Stored dataset items:
__________________________________________________

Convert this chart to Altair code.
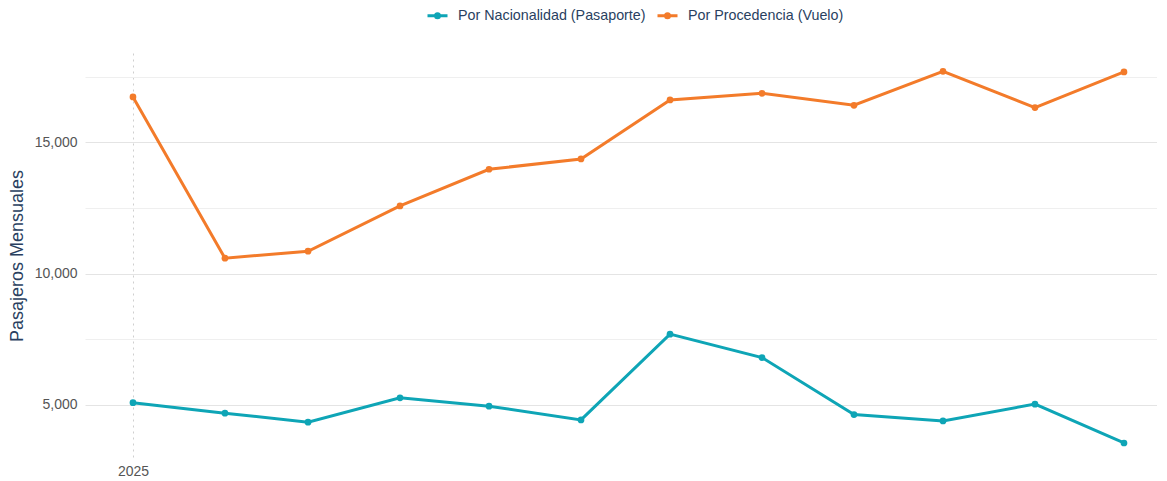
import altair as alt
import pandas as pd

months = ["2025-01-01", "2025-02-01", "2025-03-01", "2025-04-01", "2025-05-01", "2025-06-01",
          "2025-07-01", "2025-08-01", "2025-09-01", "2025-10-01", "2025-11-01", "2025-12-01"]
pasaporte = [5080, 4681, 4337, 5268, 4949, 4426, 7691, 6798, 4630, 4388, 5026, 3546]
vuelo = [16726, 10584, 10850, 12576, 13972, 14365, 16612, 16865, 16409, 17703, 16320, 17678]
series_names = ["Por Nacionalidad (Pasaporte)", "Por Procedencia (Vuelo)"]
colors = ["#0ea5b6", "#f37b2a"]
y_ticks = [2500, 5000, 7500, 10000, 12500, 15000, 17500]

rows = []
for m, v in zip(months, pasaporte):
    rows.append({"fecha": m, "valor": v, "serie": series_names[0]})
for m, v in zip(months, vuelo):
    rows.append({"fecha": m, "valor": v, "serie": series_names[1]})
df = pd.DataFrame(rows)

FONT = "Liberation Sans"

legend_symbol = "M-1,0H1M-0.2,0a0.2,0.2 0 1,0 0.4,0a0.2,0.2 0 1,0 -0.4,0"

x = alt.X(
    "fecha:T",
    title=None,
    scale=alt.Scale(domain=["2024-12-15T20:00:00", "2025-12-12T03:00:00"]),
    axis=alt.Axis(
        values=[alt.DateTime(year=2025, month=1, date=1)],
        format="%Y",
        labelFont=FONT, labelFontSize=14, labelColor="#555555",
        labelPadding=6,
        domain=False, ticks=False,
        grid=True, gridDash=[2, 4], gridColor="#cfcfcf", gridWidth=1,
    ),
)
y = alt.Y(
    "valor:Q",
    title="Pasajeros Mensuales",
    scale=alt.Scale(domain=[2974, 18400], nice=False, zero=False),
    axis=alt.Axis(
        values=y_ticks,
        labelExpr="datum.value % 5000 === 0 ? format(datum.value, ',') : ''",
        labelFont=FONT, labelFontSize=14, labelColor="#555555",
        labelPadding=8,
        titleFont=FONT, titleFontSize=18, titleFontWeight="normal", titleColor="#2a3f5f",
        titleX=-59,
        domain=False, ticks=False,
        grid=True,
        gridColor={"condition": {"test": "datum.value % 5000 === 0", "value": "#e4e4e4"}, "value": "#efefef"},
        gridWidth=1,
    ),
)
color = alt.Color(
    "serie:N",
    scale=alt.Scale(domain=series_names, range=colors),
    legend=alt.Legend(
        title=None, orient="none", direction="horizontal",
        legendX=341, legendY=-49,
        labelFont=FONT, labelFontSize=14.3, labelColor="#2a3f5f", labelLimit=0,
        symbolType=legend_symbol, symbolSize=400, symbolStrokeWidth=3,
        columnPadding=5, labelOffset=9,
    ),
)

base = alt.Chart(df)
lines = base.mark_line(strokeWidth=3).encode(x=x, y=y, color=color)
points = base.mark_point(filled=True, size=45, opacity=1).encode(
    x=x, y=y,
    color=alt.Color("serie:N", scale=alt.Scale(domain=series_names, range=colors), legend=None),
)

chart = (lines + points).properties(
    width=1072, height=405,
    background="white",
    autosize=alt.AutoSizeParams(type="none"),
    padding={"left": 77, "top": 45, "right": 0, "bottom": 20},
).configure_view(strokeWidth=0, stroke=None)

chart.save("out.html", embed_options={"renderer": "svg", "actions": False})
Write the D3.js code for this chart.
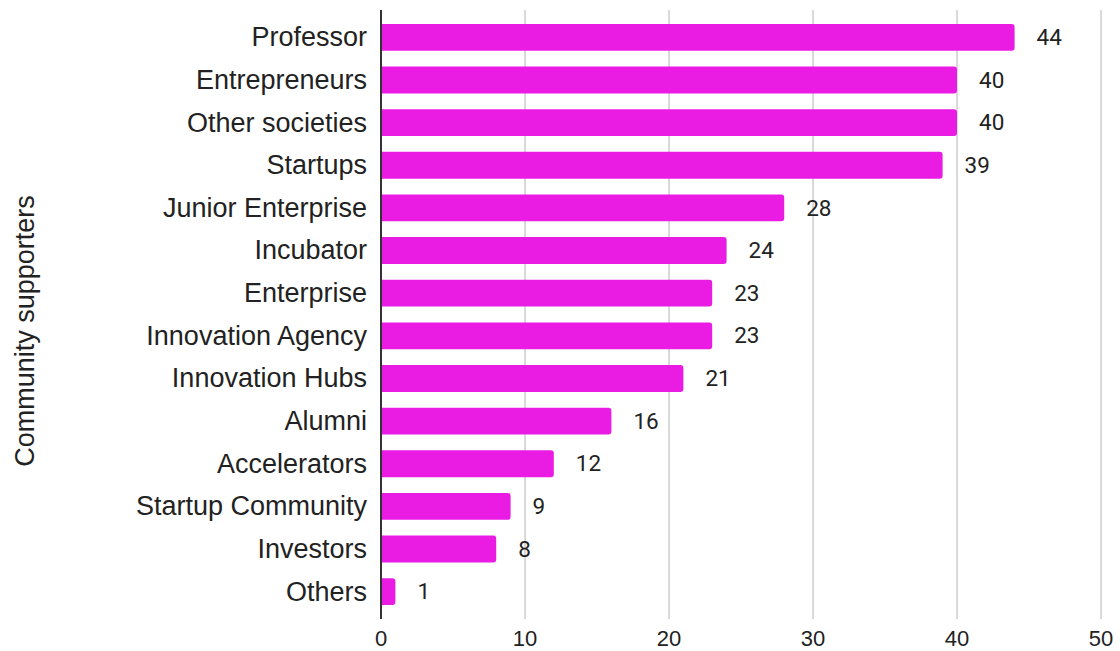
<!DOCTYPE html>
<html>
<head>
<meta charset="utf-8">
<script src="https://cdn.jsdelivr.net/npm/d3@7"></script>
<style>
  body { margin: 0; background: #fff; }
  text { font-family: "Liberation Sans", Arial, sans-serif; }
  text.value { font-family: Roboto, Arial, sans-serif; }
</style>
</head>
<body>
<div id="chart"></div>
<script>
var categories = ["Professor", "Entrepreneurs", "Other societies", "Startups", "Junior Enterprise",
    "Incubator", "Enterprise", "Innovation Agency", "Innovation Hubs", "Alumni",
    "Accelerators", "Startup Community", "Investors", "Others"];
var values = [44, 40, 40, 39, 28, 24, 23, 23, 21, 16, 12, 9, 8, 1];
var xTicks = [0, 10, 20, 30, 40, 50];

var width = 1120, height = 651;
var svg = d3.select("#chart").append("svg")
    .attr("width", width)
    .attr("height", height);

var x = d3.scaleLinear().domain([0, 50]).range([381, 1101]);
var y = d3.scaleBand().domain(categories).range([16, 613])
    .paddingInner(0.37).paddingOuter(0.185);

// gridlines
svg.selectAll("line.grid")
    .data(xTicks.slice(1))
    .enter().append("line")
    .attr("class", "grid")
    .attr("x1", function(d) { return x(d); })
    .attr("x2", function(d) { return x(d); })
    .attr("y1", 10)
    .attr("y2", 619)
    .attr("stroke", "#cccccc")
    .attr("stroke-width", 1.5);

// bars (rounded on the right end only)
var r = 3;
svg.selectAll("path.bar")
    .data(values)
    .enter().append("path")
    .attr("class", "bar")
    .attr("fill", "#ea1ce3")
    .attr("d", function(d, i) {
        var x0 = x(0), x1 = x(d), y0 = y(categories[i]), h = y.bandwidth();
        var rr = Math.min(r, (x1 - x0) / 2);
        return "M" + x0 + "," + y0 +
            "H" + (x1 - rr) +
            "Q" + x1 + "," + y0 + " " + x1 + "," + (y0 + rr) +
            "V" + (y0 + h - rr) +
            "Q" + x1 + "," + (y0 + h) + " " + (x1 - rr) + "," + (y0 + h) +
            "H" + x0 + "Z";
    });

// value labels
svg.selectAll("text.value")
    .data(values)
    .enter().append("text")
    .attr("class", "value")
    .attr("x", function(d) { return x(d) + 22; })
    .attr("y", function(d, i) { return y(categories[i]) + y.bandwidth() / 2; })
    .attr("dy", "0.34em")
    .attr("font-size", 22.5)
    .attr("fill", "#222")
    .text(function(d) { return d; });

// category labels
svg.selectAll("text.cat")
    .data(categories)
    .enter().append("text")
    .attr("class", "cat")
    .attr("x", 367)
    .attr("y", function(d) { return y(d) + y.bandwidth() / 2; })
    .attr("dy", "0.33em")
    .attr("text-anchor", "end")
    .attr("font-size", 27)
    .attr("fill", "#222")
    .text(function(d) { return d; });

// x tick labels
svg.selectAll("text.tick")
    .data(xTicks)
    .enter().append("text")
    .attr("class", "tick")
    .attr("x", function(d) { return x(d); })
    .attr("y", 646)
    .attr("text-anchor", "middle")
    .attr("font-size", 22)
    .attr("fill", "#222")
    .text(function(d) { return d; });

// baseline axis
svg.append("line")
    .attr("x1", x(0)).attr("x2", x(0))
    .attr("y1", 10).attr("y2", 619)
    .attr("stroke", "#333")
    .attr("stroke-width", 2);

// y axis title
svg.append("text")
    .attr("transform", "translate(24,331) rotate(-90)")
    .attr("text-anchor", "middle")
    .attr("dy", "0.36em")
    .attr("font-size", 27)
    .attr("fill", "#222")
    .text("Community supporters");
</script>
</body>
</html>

__________________________________________________

### [EXERCISE TASK]
A single figure is required: the number of lines above in which the word "this" occurs.

### [OUTPUT OF THE EXERCISE]
2